Grigori Abidor?s family
This is a picture of my husband Grigori Abidor?s family. From left to right are my husband's mother Maria Abidor, nee Golovanevskaya, his younger sister Beba, Grigori, his older sister Golda and his father Moisey Abidor. The photo was taken in Goloskovo, Odessa region, in 1925.
My future husband, Grigori Abidor, was a 2nd-year student of the Heat Engineering Faculty at Odessa Industrial College. Grigori had come to Odessa from Khmelnitskiy. Grigori and two other students rented a room from a janitor on the 1st floor in our house. We met by chance and began to see each other. Less than a year later Grigori proposed to me and I agreed to be his wife. I got married in 1940 after finishing my 1st year at Odessa Medical University. We didn't have a wedding party. We just had a civil ceremony at a registry office.
Grigori was born in Goloskovo in 1919. His Jewish name was Gersh. His father Moisey Abidor, born in 1890, was a joiner. His mother Maria Abidor, nee Golovanevskaya, born in 1894, was a dressmaker and worked at home.

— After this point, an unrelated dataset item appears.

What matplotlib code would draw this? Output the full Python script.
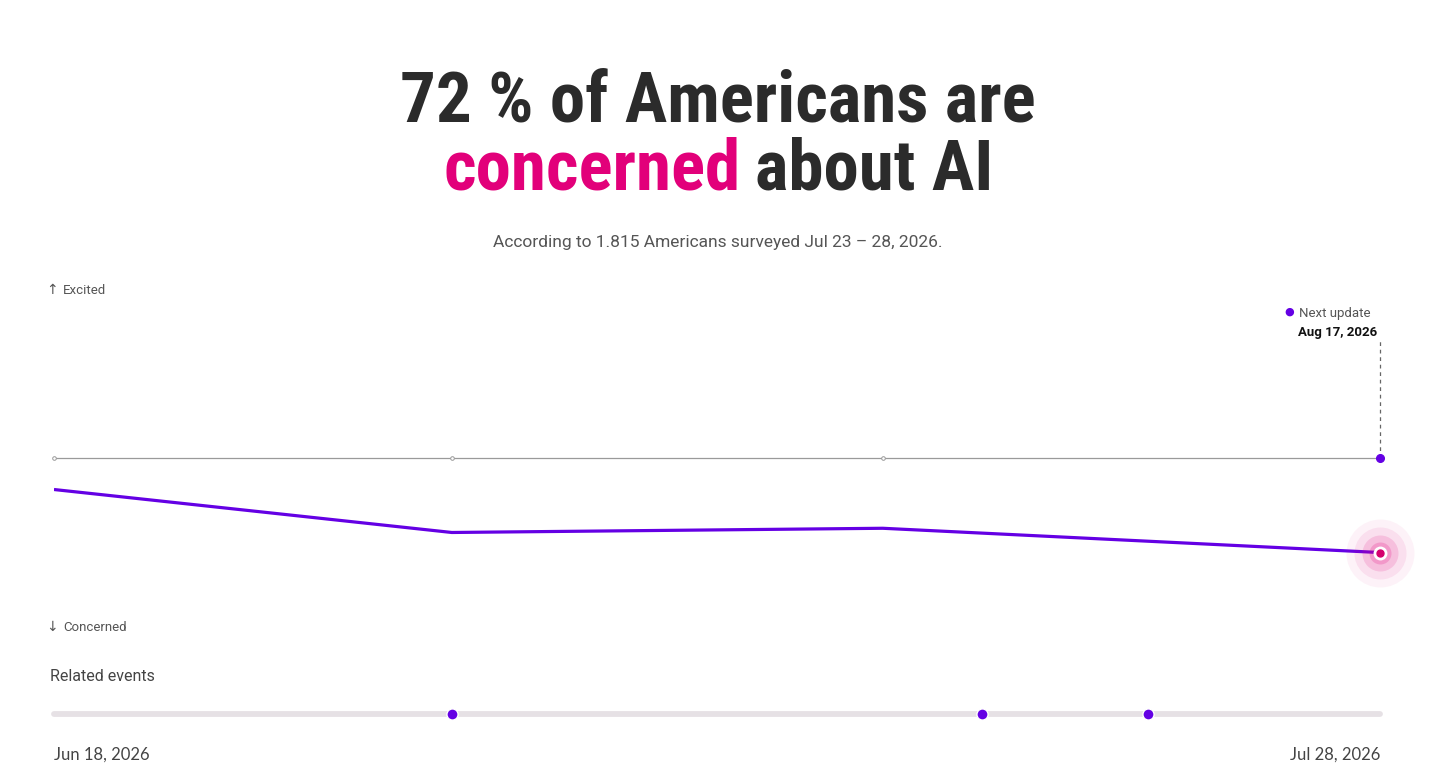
import matplotlib
matplotlib.use("Agg")
import matplotlib.pyplot as plt
import matplotlib.dates as mdates
from datetime import date

# survey waves: net sentiment (positive = excited, negative = concerned)
wave_dates = [date(2026, 6, 18), date(2026, 6, 30), date(2026, 7, 13), date(2026, 7, 28)]
net_sentiment = [-19, -44.5, -42, -56.4]
event_dates = [date(2026, 6, 30), date(2026, 7, 16), date(2026, 7, 21)]
next_update = "Aug 17, 2026"

W, H = 1456, 775
PURPLE = "#6400e4"
PINK = "#e2007a"
DARK = "#2b2b2b"
GREY = "#555555"

fig = plt.figure(figsize=(W / 100, H / 100), dpi=100)
fig.patch.set_facecolor("white")


def fx(px):
    return px / W


def fy(py):
    return 1 - py / H


title_font = ["Roboto Condensed", "Asap Condensed", "Roboto"]
body_font = ["Roboto", "DejaVu Sans"]
date_font = ["Lato", "DejaVu Sans"]

fig.text(fx(718), fy(122), "72 % of Americans are", ha="center", va="baseline",
         fontsize=51, fontweight="bold", color=DARK, family=title_font)
fig.text(fx(741), fy(190), "concerned", ha="right", va="baseline",
         fontsize=51, fontweight="bold", color=PINK, family=title_font)
fig.text(fx(755), fy(190), "about AI", ha="left", va="baseline",
         fontsize=51, fontweight="bold", color=DARK, family=title_font)
fig.text(fx(718), fy(247), "According to 1.815 Americans surveyed Jul 23 – 28, 2026.",
         ha="center", va="baseline", fontsize=12.5, color=GREY, family=body_font)

# direction labels
fig.text(fx(46), fy(294), "↑", ha="left", va="baseline", fontsize=10,
         color=GREY, family="DejaVu Sans")
fig.text(fx(63), fy(294), "Excited", ha="left", va="baseline", fontsize=9.5,
         color=GREY, family=body_font)
fig.text(fx(46), fy(631), "↓", ha="left", va="baseline", fontsize=10,
         color=GREY, family="DejaVu Sans")
fig.text(fx(63), fy(631), "Concerned", ha="left", va="baseline", fontsize=9.5,
         color=GREY, family=body_font)

# main chart
xs = mdates.date2num(wave_dates)
ax = fig.add_axes([fx(54), fy(626), fx(1326), (626 - 289) / H])
ax.set_xlim(xs[0], xs[-1])
ax.set_ylim(-100, 100)
ax.axis("off")

ax.plot([xs[0], xs[-1]], [0, 0], color="#9a9a9a", lw=0.9, zorder=1)
ax.plot(xs[:-1], [0] * (len(xs) - 1), "o", ms=2.6, mfc="white", mec="#9a9a9a",
        mew=0.7, zorder=2, clip_on=False)
ax.plot(xs[-1], 0, "o", ms=5.5, color=PURPLE, zorder=3, clip_on=False)

# dashed line to next update label
ax.plot([xs[-1], xs[-1]], [0, 70], color="#666666", lw=0.9, ls=(0, (3, 3)),
        zorder=1, clip_on=False)

ax.plot(xs, net_sentiment, color=PURPLE, lw=2.3, solid_capstyle="butt", zorder=4)

# pulsing marker at latest value
for r, a in [(34, 0.05), (26, 0.08), (18, 0.14), (11, 0.2)]:
    ax.plot(xs[-1], net_sentiment[-1], "o", ms=2 * r * 0.72, color=PINK, alpha=a,
            mew=0, zorder=5, clip_on=False)
ax.plot(xs[-1], net_sentiment[-1], "o", ms=9, mfc="white", mec="white", zorder=6,
        clip_on=False)
ax.plot(xs[-1], net_sentiment[-1], "o", ms=5, color="#d4006e", zorder=7, clip_on=False)

fig.text(fx(1289), fy(312), "●", ha="center", va="center", fontsize=8,
         color=PURPLE, family="DejaVu Sans")
fig.text(fx(1299), fy(317), "Next update", ha="left", va="baseline", fontsize=9.5,
         color=GREY, family=body_font)
fig.text(fx(1377), fy(336), next_update, ha="right", va="baseline", fontsize=9.5,
         fontweight="bold", color="#111111", family=body_font)

# related events timeline
fig.text(fx(50), fy(681), "Related events", ha="left", va="baseline", fontsize=11.5,
         color="#444444", family=body_font)
tx = fig.add_axes([fx(54), fy(724), fx(1326), 20 / H])
tx.set_xlim(xs[0], xs[-1])
tx.set_ylim(-1, 1)
tx.axis("off")
tx.plot([xs[0], xs[-1]], [0, 0], color="#e6e1e5", lw=4.2, solid_capstyle="round",
        clip_on=False, zorder=1)
tx.plot(mdates.date2num(event_dates), [0] * len(event_dates), "o", ms=8,
        mfc=PURPLE, mec="white", mew=1, zorder=2, clip_on=False)

fig.text(fx(54), fy(760), wave_dates[0].strftime("%b %d, %Y"), ha="left",
         va="baseline", fontsize=12, color="#444444", family=date_font)
fig.text(fx(1380), fy(760), wave_dates[-1].strftime("%b %d, %Y"), ha="right",
         va="baseline", fontsize=12, color="#444444", family=date_font)

fig.savefig("out.png", dpi=100, facecolor="white")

Her father Mendel Golovanevski was a blacksmith and my mother-in-law worked at her father's forge before she got married. Maria was a tall and very strong woman. My husband's family wasn't religious. Apart from Grigori, they also had two daughters. Golda, the older one, was born in 1917 and Beba, the younger one, in 1926. In the 1930s their family moved to Khmelnitskiy. Grigori finished secondary school there and left to study in Odessa.
My husband and I shared our room with my mother and sister. We partitioned off a corner of the room with a curtain and that was our first dwelling. We were poor, but we were used to it. My husband and I received a stipend that we shared with my mother and sister. My father sent me monthly allowances keeping his promise to support me while I studied at the Medical University. Grigori had additional earnings by unloading railcars at the railway station at night. Many students made extra money with that kind of work.